Data excerpt:

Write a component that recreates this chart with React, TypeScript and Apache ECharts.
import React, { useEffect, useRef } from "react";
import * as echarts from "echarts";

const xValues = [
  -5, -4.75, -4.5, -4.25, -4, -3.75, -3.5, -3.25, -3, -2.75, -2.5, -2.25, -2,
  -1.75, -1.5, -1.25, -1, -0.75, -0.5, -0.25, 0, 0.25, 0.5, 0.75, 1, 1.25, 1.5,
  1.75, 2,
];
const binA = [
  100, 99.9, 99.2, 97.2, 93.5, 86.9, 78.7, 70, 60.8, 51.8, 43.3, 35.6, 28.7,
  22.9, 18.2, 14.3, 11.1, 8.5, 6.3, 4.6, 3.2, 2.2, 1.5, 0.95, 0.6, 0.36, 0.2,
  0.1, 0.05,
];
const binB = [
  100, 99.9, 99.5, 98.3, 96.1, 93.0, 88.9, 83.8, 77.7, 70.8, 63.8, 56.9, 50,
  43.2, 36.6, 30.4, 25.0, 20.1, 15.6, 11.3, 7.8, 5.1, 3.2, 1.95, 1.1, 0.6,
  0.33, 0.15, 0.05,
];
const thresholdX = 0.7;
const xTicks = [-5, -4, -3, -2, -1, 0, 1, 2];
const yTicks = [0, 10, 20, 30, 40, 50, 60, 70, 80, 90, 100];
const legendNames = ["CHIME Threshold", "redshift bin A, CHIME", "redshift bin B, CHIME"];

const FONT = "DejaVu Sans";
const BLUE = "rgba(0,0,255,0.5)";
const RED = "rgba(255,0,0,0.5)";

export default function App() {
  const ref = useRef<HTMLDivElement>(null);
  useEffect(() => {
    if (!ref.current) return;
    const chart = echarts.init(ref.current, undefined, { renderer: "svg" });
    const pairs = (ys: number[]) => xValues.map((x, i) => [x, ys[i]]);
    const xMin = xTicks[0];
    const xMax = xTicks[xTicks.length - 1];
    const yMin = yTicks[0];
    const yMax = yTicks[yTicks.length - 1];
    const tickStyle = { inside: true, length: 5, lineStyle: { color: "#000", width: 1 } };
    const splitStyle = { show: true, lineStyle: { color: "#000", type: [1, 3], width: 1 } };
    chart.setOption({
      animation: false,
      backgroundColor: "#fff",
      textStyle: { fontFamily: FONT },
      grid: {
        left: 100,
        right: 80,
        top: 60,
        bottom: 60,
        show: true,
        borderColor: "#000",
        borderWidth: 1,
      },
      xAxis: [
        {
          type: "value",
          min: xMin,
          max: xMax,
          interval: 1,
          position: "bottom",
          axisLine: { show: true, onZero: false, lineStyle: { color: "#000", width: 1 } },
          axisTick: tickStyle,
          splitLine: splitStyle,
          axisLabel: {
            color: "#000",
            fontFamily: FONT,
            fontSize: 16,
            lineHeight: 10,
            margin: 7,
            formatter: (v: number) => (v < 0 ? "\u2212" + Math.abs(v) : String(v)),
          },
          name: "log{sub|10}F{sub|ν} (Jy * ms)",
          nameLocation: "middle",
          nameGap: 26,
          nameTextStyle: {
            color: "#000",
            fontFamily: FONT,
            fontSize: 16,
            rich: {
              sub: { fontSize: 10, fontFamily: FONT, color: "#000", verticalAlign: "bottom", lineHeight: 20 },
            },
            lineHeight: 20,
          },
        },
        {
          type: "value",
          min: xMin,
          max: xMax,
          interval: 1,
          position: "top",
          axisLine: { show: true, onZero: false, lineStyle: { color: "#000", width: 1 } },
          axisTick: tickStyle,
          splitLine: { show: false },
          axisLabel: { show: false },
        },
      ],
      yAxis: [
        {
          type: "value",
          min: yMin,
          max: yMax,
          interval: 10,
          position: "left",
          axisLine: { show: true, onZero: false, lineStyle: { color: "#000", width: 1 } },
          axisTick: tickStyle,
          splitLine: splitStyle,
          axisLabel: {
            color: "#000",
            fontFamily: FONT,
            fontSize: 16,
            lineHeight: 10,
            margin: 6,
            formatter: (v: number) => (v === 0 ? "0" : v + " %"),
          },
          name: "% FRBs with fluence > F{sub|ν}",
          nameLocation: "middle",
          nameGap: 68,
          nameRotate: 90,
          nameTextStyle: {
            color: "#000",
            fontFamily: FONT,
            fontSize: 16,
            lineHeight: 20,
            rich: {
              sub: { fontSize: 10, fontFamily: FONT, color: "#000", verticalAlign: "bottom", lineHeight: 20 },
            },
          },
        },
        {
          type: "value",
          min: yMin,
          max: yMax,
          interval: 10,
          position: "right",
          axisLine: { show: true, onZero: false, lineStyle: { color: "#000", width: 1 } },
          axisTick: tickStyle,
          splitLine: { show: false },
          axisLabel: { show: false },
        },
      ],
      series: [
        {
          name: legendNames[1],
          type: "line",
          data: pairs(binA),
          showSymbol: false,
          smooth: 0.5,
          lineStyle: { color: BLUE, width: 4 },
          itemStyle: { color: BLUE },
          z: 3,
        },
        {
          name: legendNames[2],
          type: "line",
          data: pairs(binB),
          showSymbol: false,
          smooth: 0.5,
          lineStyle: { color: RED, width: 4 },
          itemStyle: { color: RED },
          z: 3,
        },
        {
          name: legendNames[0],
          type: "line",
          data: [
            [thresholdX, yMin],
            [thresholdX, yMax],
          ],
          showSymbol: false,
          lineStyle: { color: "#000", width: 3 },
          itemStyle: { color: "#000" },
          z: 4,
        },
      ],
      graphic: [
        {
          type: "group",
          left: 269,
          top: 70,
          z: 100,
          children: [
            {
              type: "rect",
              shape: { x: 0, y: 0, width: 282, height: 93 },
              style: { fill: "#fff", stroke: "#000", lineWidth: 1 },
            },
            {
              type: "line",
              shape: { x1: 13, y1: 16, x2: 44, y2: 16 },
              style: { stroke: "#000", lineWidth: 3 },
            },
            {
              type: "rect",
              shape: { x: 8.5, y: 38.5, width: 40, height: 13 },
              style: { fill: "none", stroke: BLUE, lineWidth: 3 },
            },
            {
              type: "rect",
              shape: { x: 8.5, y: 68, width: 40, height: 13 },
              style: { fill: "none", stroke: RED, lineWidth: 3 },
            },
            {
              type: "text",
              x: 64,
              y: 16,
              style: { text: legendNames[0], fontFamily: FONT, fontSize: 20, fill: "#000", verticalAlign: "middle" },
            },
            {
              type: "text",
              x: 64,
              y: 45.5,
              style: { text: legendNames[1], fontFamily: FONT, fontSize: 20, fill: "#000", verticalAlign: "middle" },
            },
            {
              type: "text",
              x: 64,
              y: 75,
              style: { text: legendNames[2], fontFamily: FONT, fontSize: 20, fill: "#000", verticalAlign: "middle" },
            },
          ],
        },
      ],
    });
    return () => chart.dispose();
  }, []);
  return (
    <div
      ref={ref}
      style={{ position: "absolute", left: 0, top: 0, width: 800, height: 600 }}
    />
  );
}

Stated task:
Your task is to repeat each line of the material exactly.

The output:
Write a component that recreates this chart with React, TypeScript and Apache ECharts.
import React, { useEffect, useRef } from "react";
import * as echarts from "echarts";

const xValues = [
  -5, -4.75, -4.5, -4.25, -4, -3.75, -3.5, -3.25, -3, -2.75, -2.5, -2.25, -2,
  -1.75, -1.5, -1.25, -1, -0.75, -0.5, -0.25, 0, 0.25, 0.5, 0.75, 1, 1.25, 1.5,
  1.75, 2,
];
const binA = [
  100, 99.9, 99.2, 97.2, 93.5, 86.9, 78.7, 70, 60.8, 51.8, 43.3, 35.6, 28.7,
  22.9, 18.2, 14.3, 11.1, 8.5, 6.3, 4.6, 3.2, 2.2, 1.5, 0.95, 0.6, 0.36, 0.2,
  0.1, 0.05,
];
const binB = [
  100, 99.9, 99.5, 98.3, 96.1, 93.0, 88.9, 83.8, 77.7, 70.8, 63.8, 56.9, 50,
  43.2, 36.6, 30.4, 25.0, 20.1, 15.6, 11.3, 7.8, 5.1, 3.2, 1.95, 1.1, 0.6,
  0.33, 0.15, 0.05,
];
const thresholdX = 0.7;
const xTicks = [-5, -4, -3, -2, -1, 0, 1, 2];
const yTicks = [0, 10, 20, 30, 40, 50, 60, 70, 80, 90, 100];
const legendNames = ["CHIME Threshold", "redshift bin A, CHIME", "redshift bin B, CHIME"];

const FONT = "DejaVu Sans";
const BLUE = "rgba(0,0,255,0.5)";
const RED = "rgba(255,0,0,0.5)";

export default function App() {
  const ref = useRef<HTMLDivElement>(null);
  useEffect(() => {
    if (!ref.current) return;
    const chart = echarts.init(ref.current, undefined, { renderer: "svg" });
    const pairs = (ys: number[]) => xValues.map((x, i) => [x, ys[i]]);
    const xMin = xTicks[0];
    const xMax = xTicks[xTicks.length - 1];
    const yMin = yTicks[0];
    const yMax = yTicks[yTicks.length - 1];
    const tickStyle = { inside: true, length: 5, lineStyle: { color: "#000", width: 1 } };
    const splitStyle = { show: true, lineStyle: { color: "#000", type: [1, 3], width: 1 } };
    chart.setOption({
      animation: false,
      backgroundColor: "#fff",
      textStyle: { fontFamily: FONT },
      grid: {
        left: 100,
        right: 80,
        top: 60,
        bottom: 60,
        show: true,
        borderColor: "#000",
        borderWidth: 1,
      },
      xAxis: [
        {
          type: "value",
          min: xMin,
          max: xMax,
          interval: 1,
          position: "bottom",
          axisLine: { show: true, onZero: false, lineStyle: { color: "#000", width: 1 } },
          axisTick: tickStyle,
          splitLine: splitStyle,
          axisLabel: {
            color: "#000",
            fontFamily: FONT,
            fontSize: 16,
            lineHeight: 10,
            margin: 7,
            formatter: (v: number) => (v < 0 ? "\u2212" + Math.abs(v) : String(v)),
          },
          name: "log{sub|10}F{sub|ν} (Jy * ms)",
          nameLocation: "middle",
          nameGap: 26,
          nameTextStyle: {
            color: "#000",
            fontFamily: FONT,
            fontSize: 16,
            rich: {
              sub: { fontSize: 10, fontFamily: FONT, color: "#000", verticalAlign: "bottom", lineHeight: 20 },
            },
            lineHeight: 20,
          },
        },
        {
          type: "value",
          min: xMin,
          max: xMax,
          interval: 1,
          position: "top",
          axisLine: { show: true, onZero: false, lineStyle: { color: "#000", width: 1 } },
          axisTick: tickStyle,
          splitLine: { show: false },
          axisLabel: { show: false },
        },
      ],
      yAxis: [
        {
          type: "value",
          min: yMin,
          max: yMax,
          interval: 10,
          position: "left",
          axisLine: { show: true, onZero: false, lineStyle: { color: "#000", width: 1 } },
          axisTick: tickStyle,
          splitLine: splitStyle,
          axisLabel: {
            color: "#000",
            fontFamily: FONT,
            fontSize: 16,
            lineHeight: 10,
            margin: 6,
            formatter: (v: number) => (v === 0 ? "0" : v + " %"),
          },
          name: "% FRBs with fluence > F{sub|ν}",
          nameLocation: "middle",
          nameGap: 68,
          nameRotate: 90,
          nameTextStyle: {
            color: "#000",
            fontFamily: FONT,
            fontSize: 16,
            lineHeight: 20,
            rich: {
              sub: { fontSize: 10, fontFamily: FONT, color: "#000", verticalAlign: "bottom", lineHeight: 20 },
            },
          },
        },
        {
          type: "value",
          min: yMin,
          max: yMax,
          interval: 10,
          position: "right",
          axisLine: { show: true, onZero: false, lineStyle: { color: "#000", width: 1 } },
          axisTick: tickStyle,
          splitLine: { show: false },
          axisLabel: { show: false },
        },
      ],
      series: [
        {
          name: legendNames[1],
          type: "line",
          data: pairs(binA),
          showSymbol: false,
          smooth: 0.5,
          lineStyle: { color: BLUE, width: 4 },
          itemStyle: { color: BLUE },
          z: 3,
        },
        {
          name: legendNames[2],
          type: "line",
          data: pairs(binB),
          showSymbol: false,
          smooth: 0.5,
          lineStyle: { color: RED, width: 4 },
          itemStyle: { color: RED },
          z: 3,
        },
        {
          name: legendNames[0],
          type: "line",
          data: [
            [thresholdX, yMin],
            [thresholdX, yMax],
          ],
          showSymbol: false,
          lineStyle: { color: "#000", width: 3 },
          itemStyle: { color: "#000" },
          z: 4,
        },
      ],
      graphic: [
        {
          type: "group",
          left: 269,
          top: 70,
          z: 100,
          children: [
            {
              type: "rect",
              shape: { x: 0, y: 0, width: 282, height: 93 },
              style: { fill: "#fff", stroke: "#000", lineWidth: 1 },
            },
            {
              type: "line",
              shape: { x1: 13, y1: 16, x2: 44, y2: 16 },
              style: { stroke: "#000", lineWidth: 3 },
            },
            {
              type: "rect",
              shape: { x: 8.5, y: 38.5, width: 40, height: 13 },
              style: { fill: "none", stroke: BLUE, lineWidth: 3 },
            },
            {
              type: "rect",
              shape: { x: 8.5, y: 68, width: 40, height: 13 },
              style: { fill: "none", stroke: RED, lineWidth: 3 },
            },
            {
              type: "text",
              x: 64,
              y: 16,
              style: { text: legendNames[0], fontFamily: FONT, fontSize: 20, fill: "#000", verticalAlign: "middle" },
            },
            {
              type: "text",
              x: 64,
              y: 45.5,
              style: { text: legendNames[1], fontFamily: FONT, fontSize: 20, fill: "#000", verticalAlign: "middle" },
            },
            {
              type: "text",
              x: 64,
              y: 75,
              style: { text: legendNames[2], fontFamily: FONT, fontSize: 20, fill: "#000", verticalAlign: "middle" },
            },
          ],
        },
      ],
    });
    return () => chart.dispose();
  }, []);
  return (
    <div
      ref={ref}
      style={{ position: "absolute", left: 0, top: 0, width: 800, height: 600 }}
    />
  );
}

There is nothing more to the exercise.